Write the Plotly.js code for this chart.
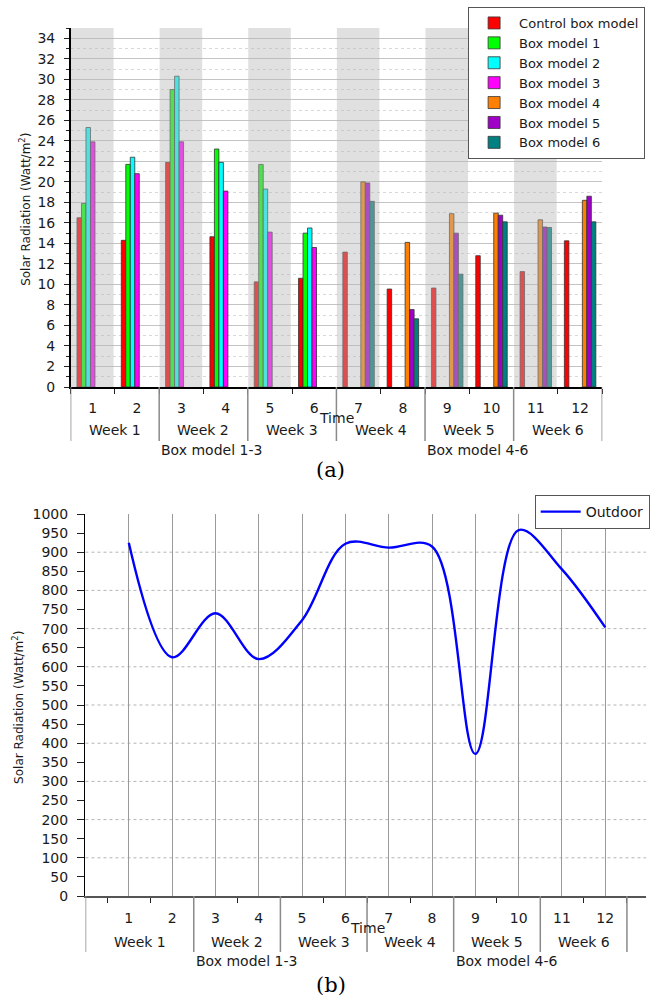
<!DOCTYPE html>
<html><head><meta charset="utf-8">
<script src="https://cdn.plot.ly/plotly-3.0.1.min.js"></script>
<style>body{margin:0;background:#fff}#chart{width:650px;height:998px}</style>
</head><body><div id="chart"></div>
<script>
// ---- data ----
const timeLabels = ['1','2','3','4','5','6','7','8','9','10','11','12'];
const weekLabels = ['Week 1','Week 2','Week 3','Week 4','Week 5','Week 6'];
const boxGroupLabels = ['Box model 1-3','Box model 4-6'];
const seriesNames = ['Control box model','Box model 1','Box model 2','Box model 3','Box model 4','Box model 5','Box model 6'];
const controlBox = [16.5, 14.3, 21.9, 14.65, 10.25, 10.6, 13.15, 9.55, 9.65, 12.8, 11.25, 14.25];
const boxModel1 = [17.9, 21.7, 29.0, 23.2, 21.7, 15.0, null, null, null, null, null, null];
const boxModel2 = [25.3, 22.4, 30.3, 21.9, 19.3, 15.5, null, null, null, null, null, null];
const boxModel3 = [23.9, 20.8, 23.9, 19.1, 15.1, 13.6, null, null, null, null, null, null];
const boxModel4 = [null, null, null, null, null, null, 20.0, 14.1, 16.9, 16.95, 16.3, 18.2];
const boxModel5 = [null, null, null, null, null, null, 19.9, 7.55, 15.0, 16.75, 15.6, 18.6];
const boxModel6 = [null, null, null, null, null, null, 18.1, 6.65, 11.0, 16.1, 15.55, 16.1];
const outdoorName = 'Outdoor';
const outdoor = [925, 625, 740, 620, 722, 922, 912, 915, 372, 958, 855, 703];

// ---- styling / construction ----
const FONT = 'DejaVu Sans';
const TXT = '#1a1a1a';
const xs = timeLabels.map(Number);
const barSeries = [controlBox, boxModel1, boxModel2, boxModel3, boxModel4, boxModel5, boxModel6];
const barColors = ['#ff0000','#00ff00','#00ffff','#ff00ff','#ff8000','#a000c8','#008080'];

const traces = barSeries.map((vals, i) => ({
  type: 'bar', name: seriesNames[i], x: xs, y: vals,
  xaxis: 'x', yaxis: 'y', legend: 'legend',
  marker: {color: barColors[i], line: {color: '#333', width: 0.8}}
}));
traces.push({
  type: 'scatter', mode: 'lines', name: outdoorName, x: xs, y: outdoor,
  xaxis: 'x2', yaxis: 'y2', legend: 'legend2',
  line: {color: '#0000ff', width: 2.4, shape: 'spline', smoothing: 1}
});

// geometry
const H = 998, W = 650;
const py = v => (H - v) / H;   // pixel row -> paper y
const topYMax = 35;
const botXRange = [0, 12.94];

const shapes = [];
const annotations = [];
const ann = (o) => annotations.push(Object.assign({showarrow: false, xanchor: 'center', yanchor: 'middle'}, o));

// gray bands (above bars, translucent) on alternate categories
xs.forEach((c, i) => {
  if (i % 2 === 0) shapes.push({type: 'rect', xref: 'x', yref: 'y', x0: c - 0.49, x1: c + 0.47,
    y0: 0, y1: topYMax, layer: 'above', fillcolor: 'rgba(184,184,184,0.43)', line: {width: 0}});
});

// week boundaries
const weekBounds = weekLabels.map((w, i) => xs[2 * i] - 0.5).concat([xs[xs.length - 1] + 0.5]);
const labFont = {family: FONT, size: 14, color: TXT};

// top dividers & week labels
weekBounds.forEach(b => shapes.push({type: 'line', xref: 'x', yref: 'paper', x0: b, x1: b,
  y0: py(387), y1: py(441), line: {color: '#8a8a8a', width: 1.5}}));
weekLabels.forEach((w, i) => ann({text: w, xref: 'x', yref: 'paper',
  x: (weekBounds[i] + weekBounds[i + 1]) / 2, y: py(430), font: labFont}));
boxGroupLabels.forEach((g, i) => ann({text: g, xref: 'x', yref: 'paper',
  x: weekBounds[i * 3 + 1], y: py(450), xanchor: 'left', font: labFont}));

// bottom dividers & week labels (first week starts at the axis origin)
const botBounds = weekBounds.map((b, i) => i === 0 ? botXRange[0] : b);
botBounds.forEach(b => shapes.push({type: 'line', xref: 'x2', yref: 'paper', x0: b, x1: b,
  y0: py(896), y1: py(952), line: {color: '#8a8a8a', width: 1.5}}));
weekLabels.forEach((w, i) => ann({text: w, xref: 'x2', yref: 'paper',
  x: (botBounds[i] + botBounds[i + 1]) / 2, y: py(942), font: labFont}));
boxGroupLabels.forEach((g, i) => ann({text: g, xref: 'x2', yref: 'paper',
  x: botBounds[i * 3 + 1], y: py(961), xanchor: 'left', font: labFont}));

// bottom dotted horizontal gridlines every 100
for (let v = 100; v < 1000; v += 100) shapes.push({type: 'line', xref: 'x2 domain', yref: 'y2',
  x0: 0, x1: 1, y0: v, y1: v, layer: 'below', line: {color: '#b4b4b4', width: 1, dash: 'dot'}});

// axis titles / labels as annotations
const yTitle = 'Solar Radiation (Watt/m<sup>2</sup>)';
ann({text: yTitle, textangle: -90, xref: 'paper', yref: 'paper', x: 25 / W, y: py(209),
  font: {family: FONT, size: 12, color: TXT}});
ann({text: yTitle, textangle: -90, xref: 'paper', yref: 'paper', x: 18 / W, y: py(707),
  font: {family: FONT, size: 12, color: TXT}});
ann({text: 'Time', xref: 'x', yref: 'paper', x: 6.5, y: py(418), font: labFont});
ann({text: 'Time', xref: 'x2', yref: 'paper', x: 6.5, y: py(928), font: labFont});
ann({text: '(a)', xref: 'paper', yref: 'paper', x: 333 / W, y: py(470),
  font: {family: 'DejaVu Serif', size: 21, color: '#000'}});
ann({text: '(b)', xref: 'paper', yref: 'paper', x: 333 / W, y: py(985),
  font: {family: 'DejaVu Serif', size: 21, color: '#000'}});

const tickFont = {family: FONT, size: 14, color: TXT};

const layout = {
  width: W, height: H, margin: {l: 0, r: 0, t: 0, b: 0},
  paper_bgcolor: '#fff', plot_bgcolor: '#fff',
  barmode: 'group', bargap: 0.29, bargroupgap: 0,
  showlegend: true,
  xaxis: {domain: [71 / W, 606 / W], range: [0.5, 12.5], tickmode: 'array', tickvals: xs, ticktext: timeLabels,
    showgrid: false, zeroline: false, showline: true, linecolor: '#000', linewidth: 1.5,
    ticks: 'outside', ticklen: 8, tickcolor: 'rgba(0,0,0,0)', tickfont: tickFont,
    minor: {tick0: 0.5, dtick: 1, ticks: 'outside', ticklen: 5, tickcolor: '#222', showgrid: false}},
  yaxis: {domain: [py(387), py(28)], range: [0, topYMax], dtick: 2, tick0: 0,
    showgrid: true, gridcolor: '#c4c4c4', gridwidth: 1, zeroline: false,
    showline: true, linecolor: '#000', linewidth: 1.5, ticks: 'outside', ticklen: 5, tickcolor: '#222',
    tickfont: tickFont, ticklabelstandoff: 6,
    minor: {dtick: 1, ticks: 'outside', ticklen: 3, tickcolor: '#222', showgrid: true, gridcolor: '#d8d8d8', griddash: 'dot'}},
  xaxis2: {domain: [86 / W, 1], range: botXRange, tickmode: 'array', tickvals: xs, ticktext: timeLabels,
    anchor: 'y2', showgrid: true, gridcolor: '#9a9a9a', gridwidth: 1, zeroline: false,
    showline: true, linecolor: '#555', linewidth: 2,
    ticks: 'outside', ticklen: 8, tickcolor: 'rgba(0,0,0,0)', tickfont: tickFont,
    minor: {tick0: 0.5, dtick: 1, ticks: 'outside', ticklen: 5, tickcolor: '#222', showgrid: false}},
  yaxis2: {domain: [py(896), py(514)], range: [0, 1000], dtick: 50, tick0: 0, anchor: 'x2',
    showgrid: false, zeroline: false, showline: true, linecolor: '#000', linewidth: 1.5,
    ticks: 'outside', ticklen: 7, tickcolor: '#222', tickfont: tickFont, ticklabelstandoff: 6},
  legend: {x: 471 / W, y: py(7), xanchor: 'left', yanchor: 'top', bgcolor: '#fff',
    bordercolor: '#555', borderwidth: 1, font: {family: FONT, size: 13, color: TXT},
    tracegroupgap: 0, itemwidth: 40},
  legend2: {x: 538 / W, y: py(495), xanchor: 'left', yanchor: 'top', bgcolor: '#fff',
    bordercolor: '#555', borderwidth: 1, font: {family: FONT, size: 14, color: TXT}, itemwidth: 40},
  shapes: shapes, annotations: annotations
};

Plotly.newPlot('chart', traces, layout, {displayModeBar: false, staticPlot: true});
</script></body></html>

* * *

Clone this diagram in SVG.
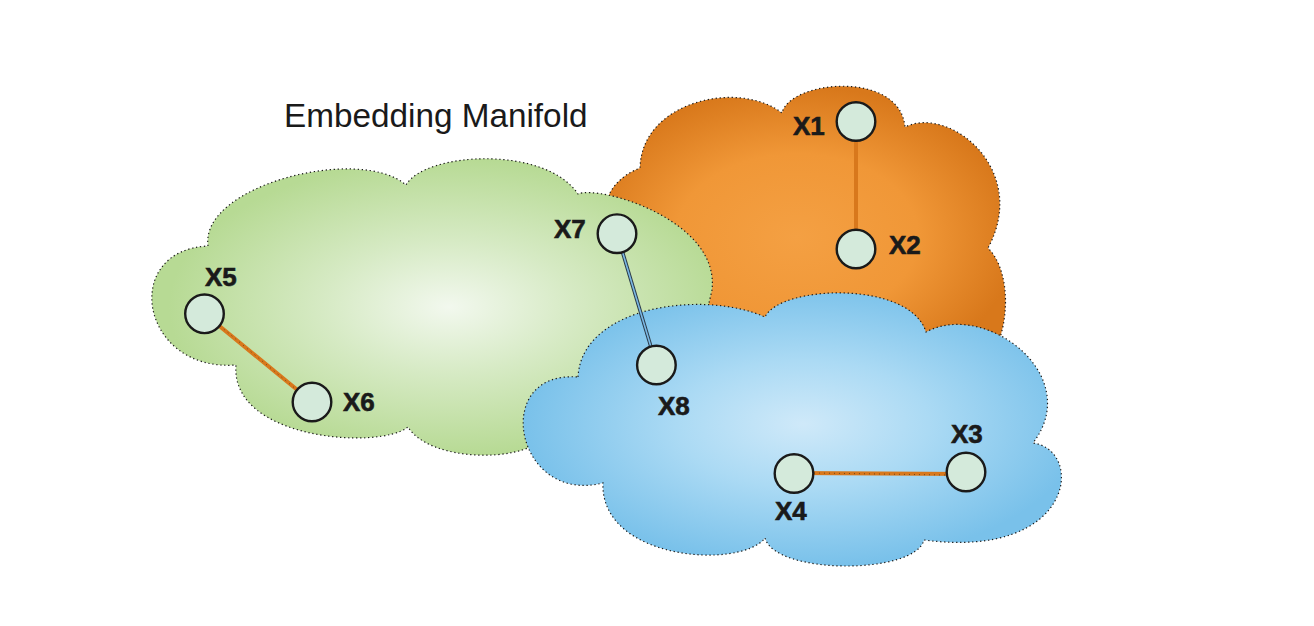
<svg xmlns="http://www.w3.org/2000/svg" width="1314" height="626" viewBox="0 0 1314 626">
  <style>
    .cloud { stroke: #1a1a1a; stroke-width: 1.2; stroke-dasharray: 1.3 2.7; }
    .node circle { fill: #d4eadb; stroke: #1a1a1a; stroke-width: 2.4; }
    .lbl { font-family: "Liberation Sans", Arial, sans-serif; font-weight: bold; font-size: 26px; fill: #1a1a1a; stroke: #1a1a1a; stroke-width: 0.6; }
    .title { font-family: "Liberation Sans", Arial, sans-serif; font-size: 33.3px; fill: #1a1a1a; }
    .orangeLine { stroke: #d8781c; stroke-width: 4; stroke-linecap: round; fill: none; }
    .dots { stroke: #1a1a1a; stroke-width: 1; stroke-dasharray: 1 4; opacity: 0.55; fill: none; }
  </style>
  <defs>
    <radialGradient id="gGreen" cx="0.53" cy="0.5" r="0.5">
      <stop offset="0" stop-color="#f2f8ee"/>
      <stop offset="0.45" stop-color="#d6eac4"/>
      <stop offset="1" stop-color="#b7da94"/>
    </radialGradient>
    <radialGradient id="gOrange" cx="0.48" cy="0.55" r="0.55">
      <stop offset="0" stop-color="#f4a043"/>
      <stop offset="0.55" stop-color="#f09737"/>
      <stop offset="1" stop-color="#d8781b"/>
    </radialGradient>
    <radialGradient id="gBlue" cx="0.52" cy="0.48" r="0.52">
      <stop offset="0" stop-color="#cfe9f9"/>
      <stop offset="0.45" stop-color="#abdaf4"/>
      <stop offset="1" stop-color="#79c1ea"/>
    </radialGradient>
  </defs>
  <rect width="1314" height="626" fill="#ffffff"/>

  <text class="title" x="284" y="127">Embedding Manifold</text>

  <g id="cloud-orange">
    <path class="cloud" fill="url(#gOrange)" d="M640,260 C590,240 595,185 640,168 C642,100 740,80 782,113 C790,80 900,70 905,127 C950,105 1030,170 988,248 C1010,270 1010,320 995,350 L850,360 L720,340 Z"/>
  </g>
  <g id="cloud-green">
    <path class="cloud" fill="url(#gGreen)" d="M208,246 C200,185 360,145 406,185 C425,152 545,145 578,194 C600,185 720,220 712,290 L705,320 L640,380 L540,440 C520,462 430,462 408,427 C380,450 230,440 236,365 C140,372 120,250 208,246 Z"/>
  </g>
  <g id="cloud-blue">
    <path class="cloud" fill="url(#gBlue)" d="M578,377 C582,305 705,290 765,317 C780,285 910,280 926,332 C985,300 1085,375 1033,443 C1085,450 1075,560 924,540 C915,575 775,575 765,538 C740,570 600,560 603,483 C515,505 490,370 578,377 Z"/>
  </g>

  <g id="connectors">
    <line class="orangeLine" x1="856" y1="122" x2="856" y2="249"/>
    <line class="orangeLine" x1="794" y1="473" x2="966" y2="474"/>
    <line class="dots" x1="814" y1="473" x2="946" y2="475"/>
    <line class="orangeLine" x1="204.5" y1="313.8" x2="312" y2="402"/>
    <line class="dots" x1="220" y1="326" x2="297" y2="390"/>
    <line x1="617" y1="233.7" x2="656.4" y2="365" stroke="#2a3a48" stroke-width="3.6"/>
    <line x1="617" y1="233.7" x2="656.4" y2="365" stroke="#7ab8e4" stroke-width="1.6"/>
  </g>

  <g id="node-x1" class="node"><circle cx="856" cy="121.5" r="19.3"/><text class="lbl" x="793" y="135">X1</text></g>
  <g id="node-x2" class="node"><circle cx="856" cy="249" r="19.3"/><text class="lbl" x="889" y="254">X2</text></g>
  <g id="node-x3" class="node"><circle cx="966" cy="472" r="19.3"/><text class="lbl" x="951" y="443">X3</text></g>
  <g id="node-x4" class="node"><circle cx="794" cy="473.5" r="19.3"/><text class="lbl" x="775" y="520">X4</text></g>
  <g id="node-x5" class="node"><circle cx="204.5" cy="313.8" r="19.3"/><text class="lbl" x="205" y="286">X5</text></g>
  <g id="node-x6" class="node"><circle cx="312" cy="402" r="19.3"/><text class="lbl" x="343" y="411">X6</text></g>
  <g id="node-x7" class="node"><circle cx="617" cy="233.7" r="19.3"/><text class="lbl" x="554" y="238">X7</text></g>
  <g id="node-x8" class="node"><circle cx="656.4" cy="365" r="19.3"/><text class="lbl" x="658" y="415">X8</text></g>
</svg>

What is asked – Only the number is wanted: how many lines contain the string "chart"?

Response – 4